The German gymnasts did not wear unitards for cultural or religious reasons. Instead, the women wore the outfits to make a statement, reported CNN.

  • “We wanted to show that every woman, everybody, should decide what to wear,” Germany’s Elisabeth Seitz said Friday per The Washington Post.
  • “We girls had a big influence on this,” said Germany’s Sarah Voss on Friday per The Washington Post. “The coaches were also very much into it. They said they want us to feel the most confident and comfortable in any case.
  • “It just makes you feel better and more comfortable,” Voss said.

Germany’s gymnasts first wore unitards in April at the European Championships. Afterward, the German Gymnastics Federation said the outfits were a statement against the “sexualization in gymnastics,” per CNN.

  • “The aim is to present themselves aesthetically — without feeling uncomfortable,” the Federation said per CNN.
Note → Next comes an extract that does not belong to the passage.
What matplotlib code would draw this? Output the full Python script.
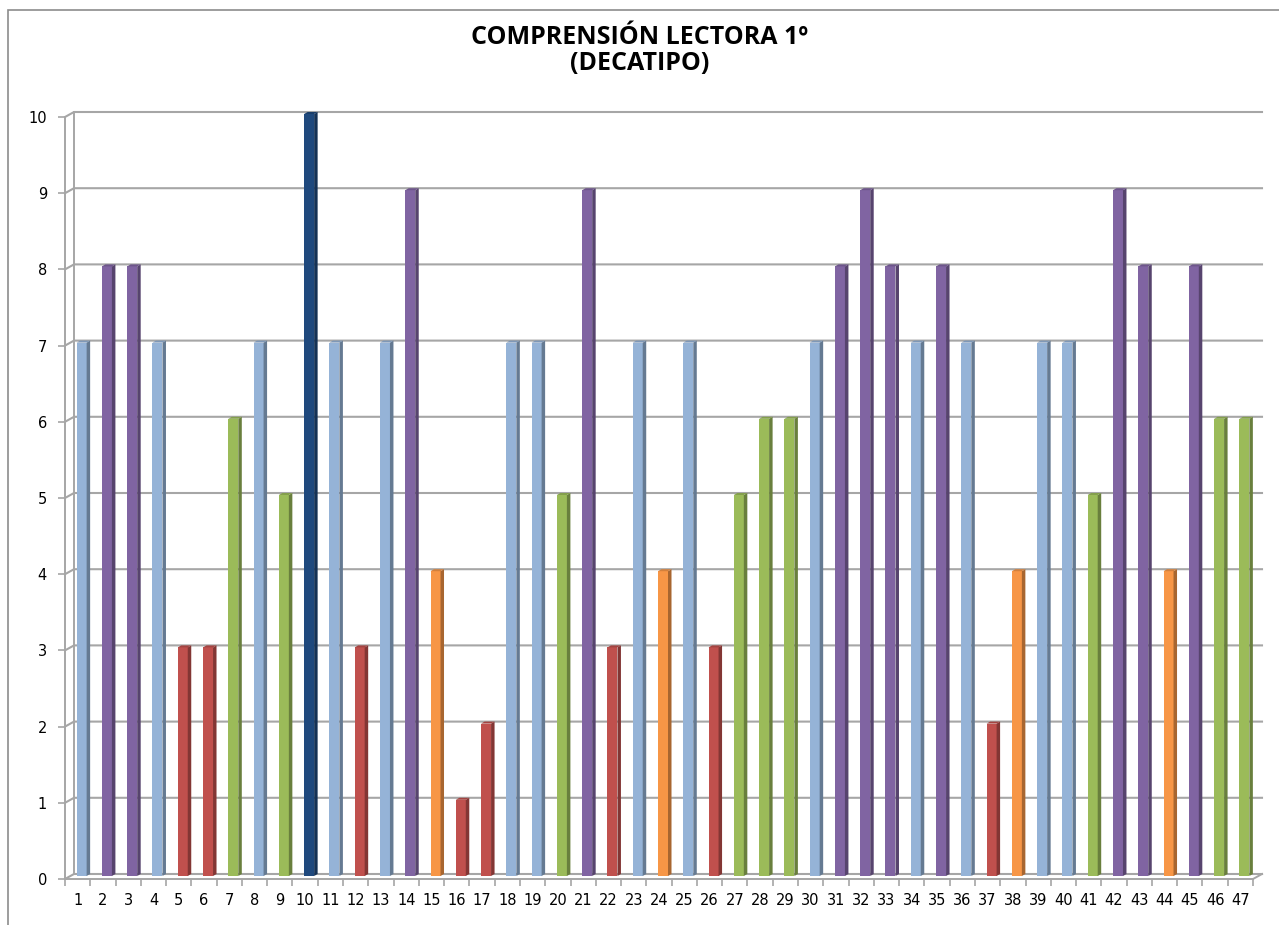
import matplotlib
matplotlib.use("Agg")
import matplotlib.pyplot as plt
from matplotlib.patches import Polygon, Rectangle
from matplotlib.colors import to_rgb

TITLE_LINES = ["COMPRENSIÓN LECTORA 1º", "(DECATIPO)"]
students = list(range(1, 48))
decatipo = [7, 8, 8, 7, 3, 3, 6, 7, 5, 10, 7, 3, 7, 9, 4, 1, 2, 7, 7, 5,
            9, 3, 7, 4, 7, 3, 5, 6, 6, 7, 8, 9, 8, 7, 8, 7, 2, 4, 7, 7,
            5, 9, 8, 4, 8, 6, 6]
y_ticks = list(range(0, 11))

COLOR_LIGHT = "#95B3D7"
COLOR_PURPLE = "#8064A2"
COLOR_RED = "#C0504D"
COLOR_GREEN = "#9BBB59"
COLOR_ORANGE = "#F79646"
COLOR_DARK = "#1F497D"
COLOR_GRID = "#A6A6A6"


def bar_color(v):
    if v == 10:
        return COLOR_DARK
    if v >= 8:
        return COLOR_PURPLE
    if v == 7:
        return COLOR_LIGHT
    if v >= 5:
        return COLOR_GREEN
    if v == 4:
        return COLOR_ORANGE
    return COLOR_RED


def shade(c, f):
    r, g, b = to_rgb(c)
    return (r * f, g * f, b * f)


W, H = 1279, 925
fig = plt.figure(figsize=(W / 100, H / 100), dpi=100)
fig.patch.set_facecolor("white")

# outer chart border (runs off the right/bottom edge as in the source)
fig.patches.append(Rectangle((8 / W, -0.1), 1.2, 1 - 10 / H + 0.1,
                             transform=fig.transFigure, fill=False,
                             edgecolor="#8C8C8C", lw=1.2))

x0, x1 = 65, 1253
y0, y1 = 879, 117
ax = fig.add_axes([x0 / W, 1 - y0 / H, (x1 - x0) / W, (y0 - y1) / H])
n = len(students)
ax.set_xlim(0.5, n + 0.5)
ax.set_ylim(0, 10)
ax.set_facecolor("none")

px = (x1 - x0) / n
py = (y0 - y1) / 10.0
DX, DY = 9 / px, 5 / py  # wall depth

# gridlines with oblique stub to the front axis
for t in y_ticks:
    ax.plot([0.5, 0.5 + DX, n + 0.5 + DX], [t, t + DY, t + DY],
            color=COLOR_GRID, lw=1.5, clip_on=False, zorder=1)
# left wall edge
ax.plot([0.5 + DX, 0.5 + DX], [DY, 10 + DY], color=COLOR_GRID, lw=1.4,
        clip_on=False, zorder=1)
# floor right edge
ax.plot([n + 0.5, n + 0.5 + DX], [0, DY], color=COLOR_GRID, lw=1.4,
        clip_on=False, zorder=1)

# bars: front face, darker side face and top
bw = 10 / px
ox, oy = 4 / px, 3 / py
sx, sy = 3.5 / px, 2 / py
for s, v in zip(students, decatipo):
    c = bar_color(v)
    left = s - bw / 2 + ox
    ax.add_patch(Rectangle((left, oy), bw, v, facecolor=c, edgecolor="none",
                           zorder=3, clip_on=False))
    side = [(left + bw, oy), (left + bw + sx, oy + sy),
            (left + bw + sx, v + oy + sy), (left + bw, v + oy)]
    ax.add_patch(Polygon(side, closed=True, facecolor=shade(c, 0.68),
                         edgecolor="none", zorder=3, clip_on=False))
    top = [(left, v + oy), (left + bw, v + oy),
           (left + bw + sx, v + oy + sy), (left + sx, v + oy + sy)]
    ax.add_patch(Polygon(top, closed=True, facecolor=shade(c, 0.85),
                         edgecolor="none", zorder=3, clip_on=False))

for side_name in ["top", "right"]:
    ax.spines[side_name].set_visible(False)
for side_name in ["left", "bottom"]:
    ax.spines[side_name].set_color(COLOR_GRID)
    ax.spines[side_name].set_linewidth(1.4)
    ax.spines[side_name].set_zorder(2)

ax.set_yticks(y_ticks)
ax.set_yticklabels([str(t) for t in y_ticks], fontsize=10.5, family="DejaVu Sans")
ax.tick_params(axis="y", length=5, width=1.2, color=COLOR_GRID, pad=8)

ax.set_xticks(students)
ax.set_xticklabels([str(s) for s in students], fontsize=10.5, family="DejaVu Sans")
ax.set_xticks([s + 0.5 for s in [0] + students], minor=True)
ax.tick_params(axis="x", which="major", length=0, pad=10)
ax.tick_params(axis="x", which="minor", length=5, width=1.2, color=COLOR_GRID)

for i, line in enumerate(TITLE_LINES):
    fig.text(0.5, 1 - (38 + 25 * i) / H, line, ha="center", va="center",
             fontsize=18, fontweight="bold", family="Open Sans")

fig.savefig("out.png", dpi=100, facecolor="white")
“We decided this is the most comfortable leotard for today,” Seitz said on Thursday, according to CNN.

  • “That doesn’t mean we don’t want to wear the normal leotard anymore. It is a decision day by day, based on how we feel and what we want,” she said.
  • “On competition day, we will decide what to wear,” Seitz said.

Could Team USA gymnasts wear unitards?

Multiple Team USA gymnasts have voiced their support for unitards but still prefer wearing the typical leotards, reported The Washington Post.

In June, Simone Biles, the 24-year-old legend, said she preferred leotards because the unitard would appear to “shorten” her 4-foot, 8-inch build, per The Washington Post.

  • “But I stand with their decision to wear whatever they please and whatever makes them feel comfortable,” she said per The Washington Post.
  • “So if anyone out there wants to wear a unitard or leotard, it’s totally up to you,” Biles said.

“I think those are really cool,” said Sunisa Lee, another Team USA gymnast, last month per The Washington Post.

  • “I like it a lot because people should be able to wear what they feel comfortable in, and it shouldn’t be a leotard if you don’t want to wear it.”